━━ Information provided ━━
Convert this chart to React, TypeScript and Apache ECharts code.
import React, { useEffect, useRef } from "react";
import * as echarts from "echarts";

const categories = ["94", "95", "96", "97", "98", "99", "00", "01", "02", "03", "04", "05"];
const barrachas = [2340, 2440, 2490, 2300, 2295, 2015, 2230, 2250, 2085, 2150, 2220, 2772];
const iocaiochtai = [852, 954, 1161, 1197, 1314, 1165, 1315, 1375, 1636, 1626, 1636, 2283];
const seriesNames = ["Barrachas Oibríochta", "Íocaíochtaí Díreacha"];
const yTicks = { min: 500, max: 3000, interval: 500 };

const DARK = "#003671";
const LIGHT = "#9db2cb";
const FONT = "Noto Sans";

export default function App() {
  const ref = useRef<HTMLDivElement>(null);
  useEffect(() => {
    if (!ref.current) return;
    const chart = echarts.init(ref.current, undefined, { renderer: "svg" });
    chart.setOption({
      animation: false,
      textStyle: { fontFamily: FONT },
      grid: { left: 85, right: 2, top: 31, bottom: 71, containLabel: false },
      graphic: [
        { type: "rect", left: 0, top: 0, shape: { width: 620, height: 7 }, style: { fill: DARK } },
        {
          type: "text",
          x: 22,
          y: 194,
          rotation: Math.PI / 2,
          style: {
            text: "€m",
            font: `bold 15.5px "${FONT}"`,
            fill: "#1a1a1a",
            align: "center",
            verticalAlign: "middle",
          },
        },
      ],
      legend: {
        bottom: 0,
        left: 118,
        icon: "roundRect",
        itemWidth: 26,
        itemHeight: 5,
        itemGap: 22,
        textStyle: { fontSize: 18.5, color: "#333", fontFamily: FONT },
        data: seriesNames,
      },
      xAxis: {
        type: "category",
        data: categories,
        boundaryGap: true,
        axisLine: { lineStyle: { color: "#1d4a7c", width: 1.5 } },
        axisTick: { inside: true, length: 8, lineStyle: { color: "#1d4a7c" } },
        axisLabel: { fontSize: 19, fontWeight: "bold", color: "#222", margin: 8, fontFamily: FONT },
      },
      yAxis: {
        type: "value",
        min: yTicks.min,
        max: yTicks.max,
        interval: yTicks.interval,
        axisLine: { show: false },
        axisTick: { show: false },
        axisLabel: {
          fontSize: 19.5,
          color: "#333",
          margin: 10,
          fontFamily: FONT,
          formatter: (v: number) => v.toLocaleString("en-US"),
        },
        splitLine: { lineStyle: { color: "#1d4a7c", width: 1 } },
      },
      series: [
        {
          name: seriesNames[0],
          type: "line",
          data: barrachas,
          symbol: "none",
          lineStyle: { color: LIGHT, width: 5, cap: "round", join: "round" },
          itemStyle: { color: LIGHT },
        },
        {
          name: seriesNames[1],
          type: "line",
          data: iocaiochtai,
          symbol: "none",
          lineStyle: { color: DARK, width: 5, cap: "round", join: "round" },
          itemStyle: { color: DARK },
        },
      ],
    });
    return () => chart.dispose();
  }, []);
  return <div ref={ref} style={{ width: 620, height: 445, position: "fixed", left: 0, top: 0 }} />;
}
━━━
━━ Information provided ━━
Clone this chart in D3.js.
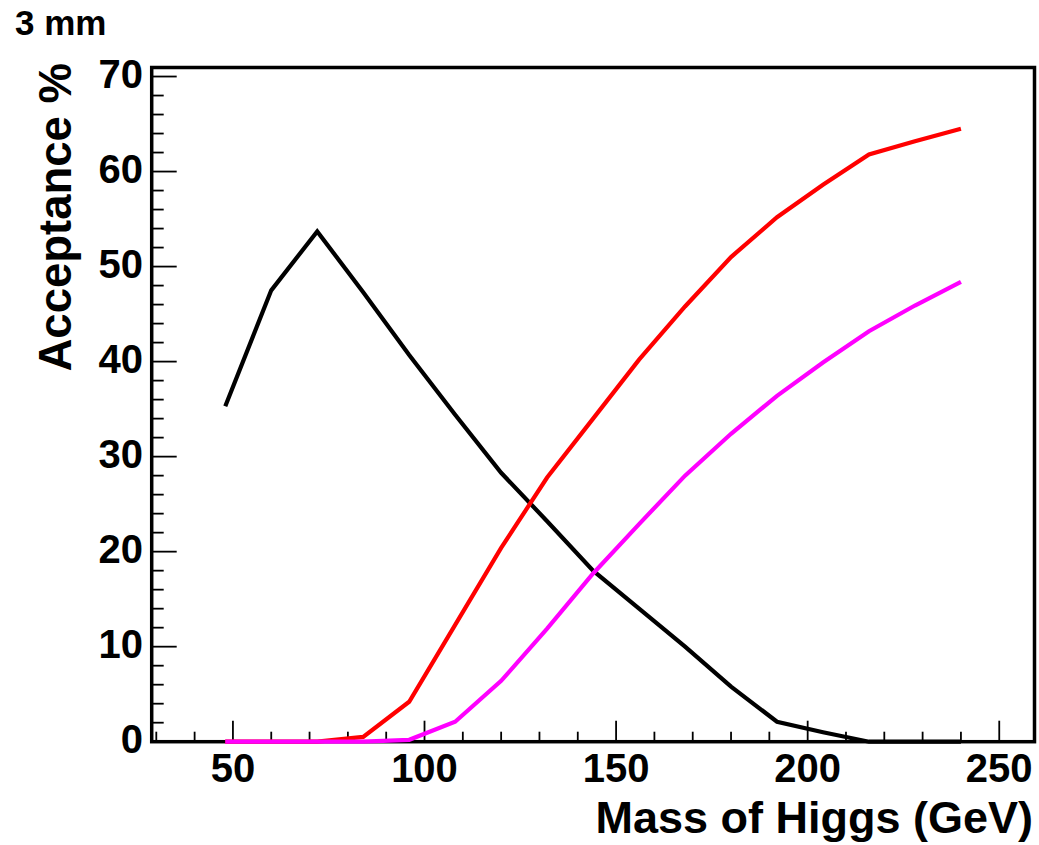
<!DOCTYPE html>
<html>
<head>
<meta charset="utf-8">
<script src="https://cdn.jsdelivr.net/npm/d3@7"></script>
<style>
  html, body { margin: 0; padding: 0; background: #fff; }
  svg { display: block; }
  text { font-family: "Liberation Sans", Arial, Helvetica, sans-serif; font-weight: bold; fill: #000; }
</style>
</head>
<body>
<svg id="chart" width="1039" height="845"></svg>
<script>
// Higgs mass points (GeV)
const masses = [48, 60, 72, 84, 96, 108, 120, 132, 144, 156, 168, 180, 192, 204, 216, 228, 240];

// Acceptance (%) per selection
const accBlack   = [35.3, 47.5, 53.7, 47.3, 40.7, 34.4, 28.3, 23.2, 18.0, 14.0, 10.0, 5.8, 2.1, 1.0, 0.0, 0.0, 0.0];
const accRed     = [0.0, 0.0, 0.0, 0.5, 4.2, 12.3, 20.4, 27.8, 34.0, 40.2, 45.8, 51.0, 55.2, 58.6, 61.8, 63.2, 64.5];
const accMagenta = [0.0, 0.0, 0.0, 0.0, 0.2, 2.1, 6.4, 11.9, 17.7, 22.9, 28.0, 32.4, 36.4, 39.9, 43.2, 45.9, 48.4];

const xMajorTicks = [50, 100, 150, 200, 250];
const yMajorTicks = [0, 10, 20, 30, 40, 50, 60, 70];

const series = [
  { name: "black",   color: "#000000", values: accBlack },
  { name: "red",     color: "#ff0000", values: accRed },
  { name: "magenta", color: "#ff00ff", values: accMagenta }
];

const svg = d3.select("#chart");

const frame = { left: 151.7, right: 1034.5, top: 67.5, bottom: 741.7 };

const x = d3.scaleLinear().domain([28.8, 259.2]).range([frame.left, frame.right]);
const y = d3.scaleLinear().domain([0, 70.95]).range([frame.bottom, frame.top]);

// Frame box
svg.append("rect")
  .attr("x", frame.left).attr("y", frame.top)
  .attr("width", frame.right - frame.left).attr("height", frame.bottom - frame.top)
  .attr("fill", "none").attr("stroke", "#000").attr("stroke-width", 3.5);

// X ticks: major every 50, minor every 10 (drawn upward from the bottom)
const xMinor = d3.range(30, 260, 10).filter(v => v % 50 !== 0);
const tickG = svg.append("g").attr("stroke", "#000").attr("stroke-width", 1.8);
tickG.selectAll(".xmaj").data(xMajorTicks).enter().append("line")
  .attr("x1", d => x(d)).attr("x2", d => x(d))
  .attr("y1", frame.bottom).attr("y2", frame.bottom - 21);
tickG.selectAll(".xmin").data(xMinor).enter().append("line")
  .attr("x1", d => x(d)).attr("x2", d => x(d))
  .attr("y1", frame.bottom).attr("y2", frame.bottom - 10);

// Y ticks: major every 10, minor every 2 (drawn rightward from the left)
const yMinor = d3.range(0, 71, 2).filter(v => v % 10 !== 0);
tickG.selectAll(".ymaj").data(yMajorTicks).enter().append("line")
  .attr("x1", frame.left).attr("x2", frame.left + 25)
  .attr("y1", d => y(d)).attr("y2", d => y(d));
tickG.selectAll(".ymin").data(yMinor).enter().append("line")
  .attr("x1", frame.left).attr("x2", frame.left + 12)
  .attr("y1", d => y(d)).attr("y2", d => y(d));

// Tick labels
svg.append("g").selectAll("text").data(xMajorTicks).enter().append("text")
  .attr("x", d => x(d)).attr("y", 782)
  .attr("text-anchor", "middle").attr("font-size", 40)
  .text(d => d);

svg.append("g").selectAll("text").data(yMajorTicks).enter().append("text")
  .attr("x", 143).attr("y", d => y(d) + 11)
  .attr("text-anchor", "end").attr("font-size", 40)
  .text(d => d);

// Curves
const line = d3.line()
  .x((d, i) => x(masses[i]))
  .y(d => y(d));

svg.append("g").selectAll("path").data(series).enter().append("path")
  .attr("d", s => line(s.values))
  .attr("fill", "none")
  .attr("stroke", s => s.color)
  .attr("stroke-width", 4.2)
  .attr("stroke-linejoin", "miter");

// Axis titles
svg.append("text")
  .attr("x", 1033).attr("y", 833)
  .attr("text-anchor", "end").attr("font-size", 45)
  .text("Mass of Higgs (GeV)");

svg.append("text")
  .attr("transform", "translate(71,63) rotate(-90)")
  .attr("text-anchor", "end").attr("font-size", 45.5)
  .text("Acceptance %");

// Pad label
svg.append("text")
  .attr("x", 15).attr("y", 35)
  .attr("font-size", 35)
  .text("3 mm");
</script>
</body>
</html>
━━━
## Requirements
Gather every line from the listing above in which "React" appears, and copy those lines.

## Result
Convert this chart to React, TypeScript and Apache ECharts code.
import React, { useEffect, useRef } from "react";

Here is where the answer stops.